Doomed to divorce
My friend said it would rain two days ago. It didn't.
The sky tried to drizzle a little the day after.
Then a little again the day after.
Then finally today, Cumulonimbus clouds invaded the sky, lightning and thunder showed their presence, wind chasing the remnants of heat away.
It finally poured.
Don't know why but I felt a sense of relief.
It seems like something I have long awaited for has arrived.
Just, just like my application for a change of room.
Applied in August, then faced a series of hurdle which I don't feel like replaying them in words,
then finally, it was approved last Saturday.
I will have a two-bedder room all to myself.
Beside my dear ex-ex-ex-ex-ex-roommate (my roommate 6 years ago)
It just felt like a divorce somehow.
Though I haven't gotten a divorce before.
Umm... not even married yet.
Not even attached yet.
But it felt like it somehow.
Getting a separation from someone you have lived with for close to 2 years.
Some emotions involved of course.
But it is peaceful.
Right now, I shall treasure the remaining time in my going-to-be-not-my room.
Though it still seems more like a torture than a pleasure.

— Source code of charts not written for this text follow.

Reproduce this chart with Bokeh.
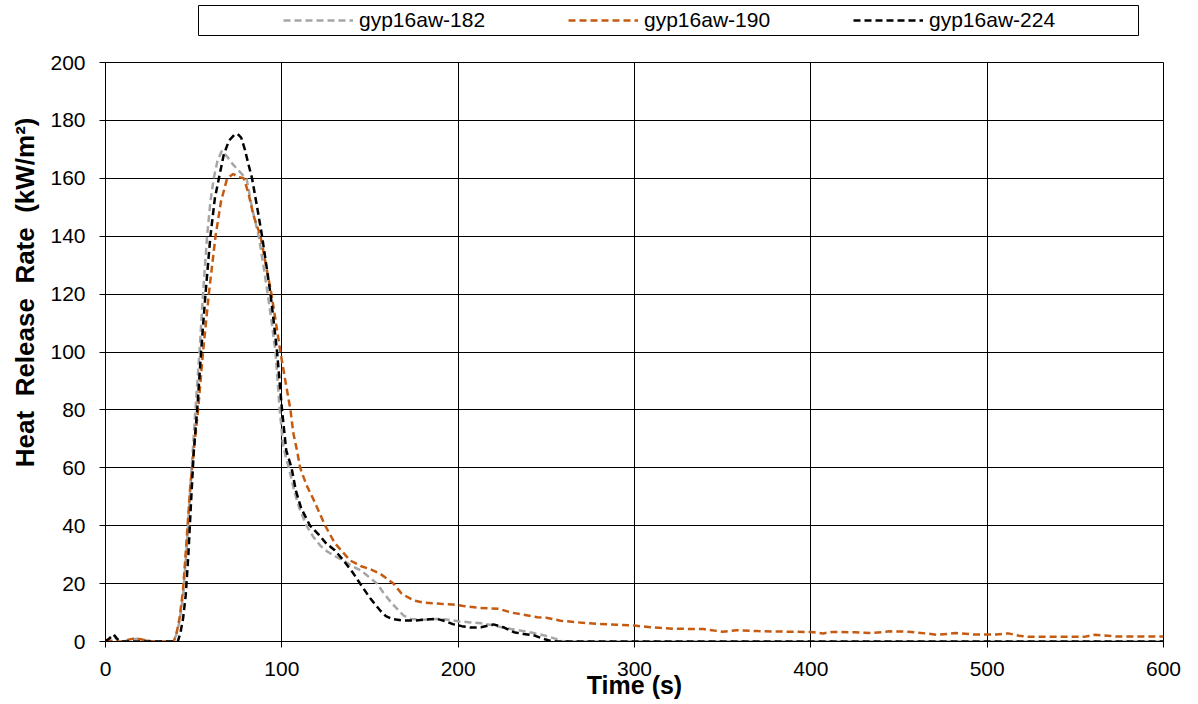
from bokeh.plotting import figure
from bokeh.layouts import column
from bokeh.models import (Range1d, Legend, LegendItem, Title, FixedTicker,
                          ColumnDataSource, BoxAnnotation)
from bokeh.embed import file_html
from bokeh.resources import INLINE

# ---------------- data ----------------
series_names = ["gyp16aw-182", "gyp16aw-190", "gyp16aw-224"]

t_182 = [0, 2, 4.5, 7, 10, 14, 18, 22, 26, 38, 40, 42, 44, 46, 48, 49.5, 51, 53.3,
         55.3, 57.6, 59.5, 61.4, 63.5, 66, 69, 72, 75, 78, 80, 83, 86.9, 89.5, 92,
         94.3, 96.4, 98.8, 100.7, 102.5, 104, 107, 110, 114, 118, 122, 126, 130,
         135, 140, 145, 150, 154, 158, 162, 165, 169, 173, 180, 188, 195, 200, 207,
         213, 218, 224, 230, 235, 242, 249, 255, 259, 262, 300, 400, 500, 600]
hrr_182 = [0, 0.8, 2.3, 0.3, 0, 0.5, 1.0, 0.5, 0, 0, 2, 7, 16, 32, 52, 66, 80, 100,
           120, 140, 152, 160, 166, 169.5, 167.5, 165, 163, 161, 160, 150, 140, 130,
           120, 110, 100, 80, 68, 63, 60, 52, 46, 40, 36, 33, 31, 29.5, 28, 26, 24.5,
           22, 20, 16.5, 13.5, 11.5, 9, 7.8, 7.5, 7.8, 7.5, 7, 6.6, 6.3, 5.8, 5, 4.3,
           3.8, 3, 2.1, 1, 0.2, 0, 0, 0, 0, 0]

t_190 = [0, 3, 6, 10, 13, 16, 20, 24, 28, 38.6, 40, 42, 44, 46, 48, 50.1, 52.5, 55.3,
         58.6, 62.4, 65.5, 69, 72.4, 75, 78.4, 81, 84, 87.9, 91, 94.1, 96.7, 99.2,
         102, 104.9, 106.5, 108.6, 110.4, 114, 118, 124.6, 130, 138.7, 145, 150,
         155.8, 160, 163.3, 168, 174.7, 180, 190, 197, 203, 212, 223, 230, 236.5,
         245, 250, 258, 266, 279, 290, 300, 309, 323, 339, 350, 358, 370, 385, 400,
         407, 412, 425, 434, 445, 455, 465, 472, 482, 493, 505, 512, 518, 523, 540,
         555, 561, 574, 600]
hrr_190 = [0.5, 0.3, 0, 0, 0.6, 1, 0.8, 0.2, 0, 0, 2, 8, 18, 35, 53, 66, 80, 100,
           120, 140, 152, 160, 161.5, 160.5, 160, 155, 147, 140, 130, 120, 110, 100,
           90, 80, 72, 66, 60, 54, 49, 40, 34, 28, 26, 25, 23.4, 21.5, 20, 16.5, 14.2,
           13.5, 13, 12.8, 12.3, 11.6, 11.3, 10, 9.3, 8.4, 8.2, 7.2, 6.7, 6.1, 5.8,
           5.5, 4.9, 4.4, 4.3, 3.4, 3.9, 3.6, 3.4, 3.3, 2.8, 3.3, 3.2, 2.9, 3.5, 3.4,
           2.8, 2.3, 2.9, 2.4, 2.4, 2.8, 2.0, 1.6, 1.6, 1.6, 2.3, 1.7, 1.7]

t_224 = [0, 2, 4.7, 6.5, 8.5, 41, 42.5, 44, 45.5, 47, 48.5, 50.1, 52, 54.2, 56.7,
         59.5, 62, 64.3, 67, 70, 73, 75, 77, 79, 81, 83.1, 86, 88.8, 91.2, 93.6,
         95.5, 97.3, 100.1, 102.5, 105.5, 108, 111, 116, 120.8, 125, 130, 135, 140,
         144.4, 150, 155.8, 159, 162.4, 168, 174.7, 180, 188, 193, 197, 202, 207,
         213, 220, 225.8, 231.6, 237, 243, 248, 252.6, 256, 300, 400, 500, 600]
hrr_224 = [0, 1, 2.4, 1, 0, 0, 3, 8, 16, 30, 48, 66, 80, 100, 120, 140, 153, 160,
           168, 173, 175, 175.3, 174, 170, 165, 160, 150, 140, 130, 120, 110, 100, 80,
           66, 60, 52, 46, 40, 37, 34, 31.5, 28, 24, 20, 15, 10.7, 8.8, 7.8, 7.3, 7.2,
           7.5, 7.8, 7, 6, 5.3, 4.8, 4.9, 5.9, 4.9, 3.2, 2.6, 2.1, 1, 0.2, 0, 0, 0, 0, 0]

x_ticks = [0, 100, 200, 300, 400, 500, 600]
y_ticks = [0, 20, 40, 60, 80, 100, 120, 140, 160, 180, 200]

x_title = "Time (s)"
y_title = "Heat\u00a0 Release\u00a0 Rate\u00a0 (kW/m\u00b2)"

colors = ["#A6A6A6", "#C55A11", "#000000"]
FONT = "Liberation Sans"
DASH = "7 4"
LW = 2.5

series_t = [t_182, t_190, t_224]
series_v = [hrr_182, hrr_190, hrr_224]

# ---------------- legend strip ----------------
leg = figure(width=1198, height=40, output_backend="svg", toolbar_location=None,
             x_axis_type=None, y_axis_type=None,
             x_range=Range1d(0, 1), y_range=Range1d(0, 1),
             min_border_left=105, min_border_right=35, min_border_top=0,
             min_border_bottom=0)
leg.outline_line_color = None
leg.background_fill_color = "white"
leg.border_fill_color = "white"
leg.xgrid.visible = False
leg.ygrid.visible = False

# hidden copies of the series act as legend entries
proxies = []
for t, v, c in zip(series_t, series_v, colors):
    src = ColumnDataSource(dict(t=t, v=v))
    proxies.append(leg.line("t", "v", source=src, line_color=c, line_width=LW,
                            line_dash=DASH, visible=False))

box = BoxAnnotation(left=93, right=1033, top=35, bottom=5,
                    left_units="screen", right_units="screen",
                    top_units="screen", bottom_units="screen",
                    fill_alpha=0, fill_color=None, line_color="black",
                    line_width=1, line_alpha=1)
leg.add_layout(box)

legend = Legend(items=[LegendItem(label=n, renderers=[r])
                       for n, r in zip(series_names, proxies)],
                orientation="horizontal", location=(178, 8),
                glyph_width=70, glyph_height=20, label_standoff=6, spacing=81,
                label_width=128, label_height=20, padding=0, margin=0,
                label_text_font=FONT, label_text_font_size="21px",
                label_text_color="black", inactive_fill_alpha=0,
                border_line_alpha=0, background_fill_alpha=0)
leg.add_layout(legend)

# ---------------- main chart ----------------
p = figure(width=1198, height=664, output_backend="svg", toolbar_location=None,
           x_range=Range1d(0, 600), y_range=Range1d(0, 200),
           min_border_left=105, min_border_right=35, min_border_top=22,
           min_border_bottom=63)
p.background_fill_color = "white"
p.border_fill_color = "white"
p.outline_line_color = "black"
p.outline_line_width = 1

for ax, ticks in ((p.xaxis[0], x_ticks), (p.yaxis[0], y_ticks)):
    ax.ticker = FixedTicker(ticks=ticks)
    ax.axis_line_color = "black"
    ax.major_tick_line_color = "black"
    ax.major_tick_out = 6
    ax.major_tick_in = 0
    ax.minor_tick_line_color = None
    ax.major_label_text_font = FONT
    ax.major_label_text_font_size = "21px"
    ax.major_label_text_color = "black"
p.xaxis.major_label_standoff = 14
p.yaxis.major_label_standoff = 14

p.xaxis.axis_label = x_title
p.xaxis.axis_label_text_font = FONT
p.xaxis.axis_label_text_font_size = "25px"
p.xaxis.axis_label_text_font_style = "bold"
p.xaxis.axis_label_text_color = "black"
p.xaxis.axis_label_standoff = -8

p.xgrid.grid_line_color = "black"
p.ygrid.grid_line_color = "black"
p.xgrid.grid_line_alpha = 1
p.ygrid.grid_line_alpha = 1
p.xgrid.ticker = FixedTicker(ticks=x_ticks)
p.ygrid.ticker = FixedTicker(ticks=y_ticks)

for t, v, c in zip(series_t, series_v, colors):
    src = ColumnDataSource(dict(t=t, v=v))
    p.line("t", "v", source=src, line_color=c, line_width=LW, line_dash=DASH)

ytitle = Title(text=y_title, align="right", offset=55, vertical_align="middle",
               standoff=13, text_font=FONT, text_font_size="26px",
               text_font_style="bold", text_color="black")
p.add_layout(ytitle, "left")

layout = column(leg, p, spacing=0)
open("out.html", "w").write(file_html(layout, INLINE))
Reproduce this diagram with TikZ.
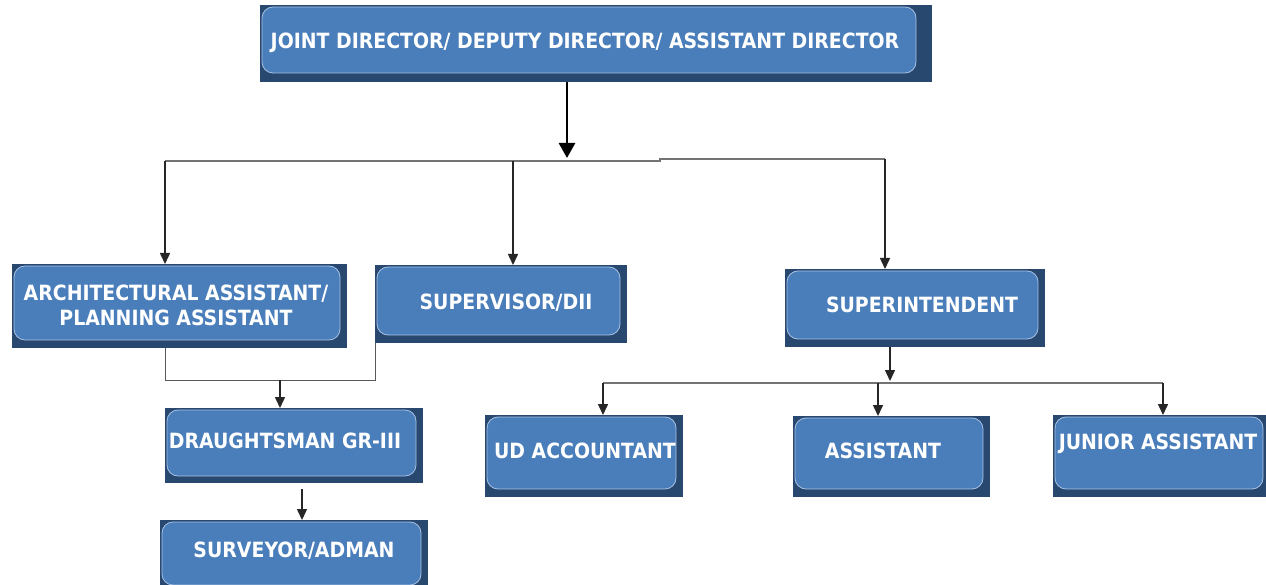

Still find myself present in the room to sleep, to take things out of the room only.
But well, shall appreciate whatever that has come into my way.
It's not that everybody has gotten the same experience.
If I have had it, I should learn to treasure it.
Learn from it.
Take it as an additional exposure.
That has made my 2 years JC boarding school life distinctly different from my Secondary hostel life.
No ill feelings now.
At least it is a blessing in disguise.
If otherwise no one will ever get a room purely to own self.